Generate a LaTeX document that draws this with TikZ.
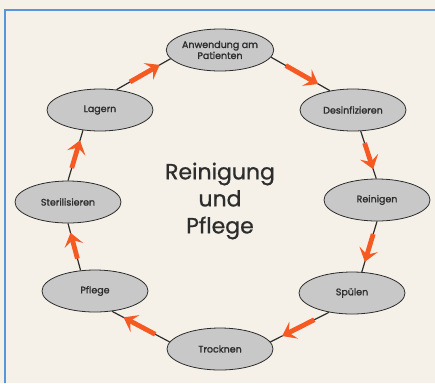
\documentclass[tikz,border=0pt]{standalone}
\usepackage{fontspec}
\setmainfont{Poppins}
\newfontfamily\labelfont[FakeBold=1.4]{Poppins}
\newfontfamily\titlefont[FakeBold=0.8]{Poppins}
\usetikzlibrary{arrows.meta,shapes.geometric}
\definecolor{paper}{RGB}{245,241,232}
\definecolor{frameblue}{RGB}{85,150,220}
\definecolor{cellgray}{RGB}{200,200,200}
\definecolor{inkgray}{RGB}{45,45,45}
\definecolor{arrorange}{RGB}{245,90,35}

\begin{document}
\begin{tikzpicture}[x=1pt,y=-1pt]
\tikzset{stage/.style={ellipse,draw=inkgray,line width=.8pt,fill=cellgray,
  minimum width=106pt,minimum height=42pt,inner sep=0pt,
  font=\labelfont\fontsize{9.5}{11}\selectfont,text=inkgray,align=center}}
\tikzset{link/.style={draw=inkgray,line width=1.2pt}}
\tikzset{flow/.style={draw=arrorange,line width=4.8pt,
  -{Stealth[length=13pt,width=19pt,inset=5.5pt]}}}
\fill[paper] (0,0) rectangle (435,383);
\useasboundingbox (0,0) rectangle (435,383);
\draw[frameblue,line width=1.3pt] (5,383) |- (435,10);

\node[stage] (anw) at (220,50) {Anwendung am\\Patienten};
\node[stage] (des) at (353,110) {Desinfizieren};
\node[stage] (rei) at (377,200) {Reinigen};
\node[stage] (spu) at (352,293) {Spülen};
\node[stage] (tro) at (220,349) {Trocknen};
\node[stage] (pfl) at (95,291) {Pflege};
\node[stage] (ste) at (68,202) {Sterilisieren};
\node[stage] (lag) at (100,110) {Lagern};

\node[font=\titlefont\fontsize{22}{27}\selectfont,text=inkgray,align=center] (title)
  at (220,201) {Reinigung\\und\\Pflege};

\foreach \a/\aa/\b/\bb in {anw/352/des/140, des/290/rei/92, rei/270/spu/65,
  spu/220/tro/8, tro/172/pfl/310, pfl/125/ste/270, ste/90/lag/230, lag/51/anw/190}
{
\draw[link] (\a.\aa) -- (\b.\bb) coordinate[pos=.25] (s) coordinate[pos=.8] (e);
\draw[flow] (s) -- (e);
}
\end{tikzpicture}
\end{document}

■ PROBLEM DESCRIPTION
Without the pictures, print the whole listing exactly as given.

■ RESPONSE
Generate a LaTeX document that draws this with TikZ.
\documentclass[tikz,border=0pt]{standalone}
\usepackage{fontspec}
\setmainfont{Poppins}
\newfontfamily\labelfont[FakeBold=1.4]{Poppins}
\newfontfamily\titlefont[FakeBold=0.8]{Poppins}
\usetikzlibrary{arrows.meta,shapes.geometric}
\definecolor{paper}{RGB}{245,241,232}
\definecolor{frameblue}{RGB}{85,150,220}
\definecolor{cellgray}{RGB}{200,200,200}
\definecolor{inkgray}{RGB}{45,45,45}
\definecolor{arrorange}{RGB}{245,90,35}

\begin{document}
\begin{tikzpicture}[x=1pt,y=-1pt]
\tikzset{stage/.style={ellipse,draw=inkgray,line width=.8pt,fill=cellgray,
  minimum width=106pt,minimum height=42pt,inner sep=0pt,
  font=\labelfont\fontsize{9.5}{11}\selectfont,text=inkgray,align=center}}
\tikzset{link/.style={draw=inkgray,line width=1.2pt}}
\tikzset{flow/.style={draw=arrorange,line width=4.8pt,
  -{Stealth[length=13pt,width=19pt,inset=5.5pt]}}}
\fill[paper] (0,0) rectangle (435,383);
\useasboundingbox (0,0) rectangle (435,383);
\draw[frameblue,line width=1.3pt] (5,383) |- (435,10);

\node[stage] (anw) at (220,50) {Anwendung am\\Patienten};
\node[stage] (des) at (353,110) {Desinfizieren};
\node[stage] (rei) at (377,200) {Reinigen};
\node[stage] (spu) at (352,293) {Spülen};
\node[stage] (tro) at (220,349) {Trocknen};
\node[stage] (pfl) at (95,291) {Pflege};
\node[stage] (ste) at (68,202) {Sterilisieren};
\node[stage] (lag) at (100,110) {Lagern};

\node[font=\titlefont\fontsize{22}{27}\selectfont,text=inkgray,align=center] (title)
  at (220,201) {Reinigung\\und\\Pflege};

\foreach \a/\aa/\b/\bb in {anw/352/des/140, des/290/rei/92, rei/270/spu/65,
  spu/220/tro/8, tro/172/pfl/310, pfl/125/ste/270, ste/90/lag/230, lag/51/anw/190}
{
\draw[link] (\a.\aa) -- (\b.\bb) coordinate[pos=.25] (s) coordinate[pos=.8] (e);
\draw[flow] (s) -- (e);
}
\end{tikzpicture}
\end{document}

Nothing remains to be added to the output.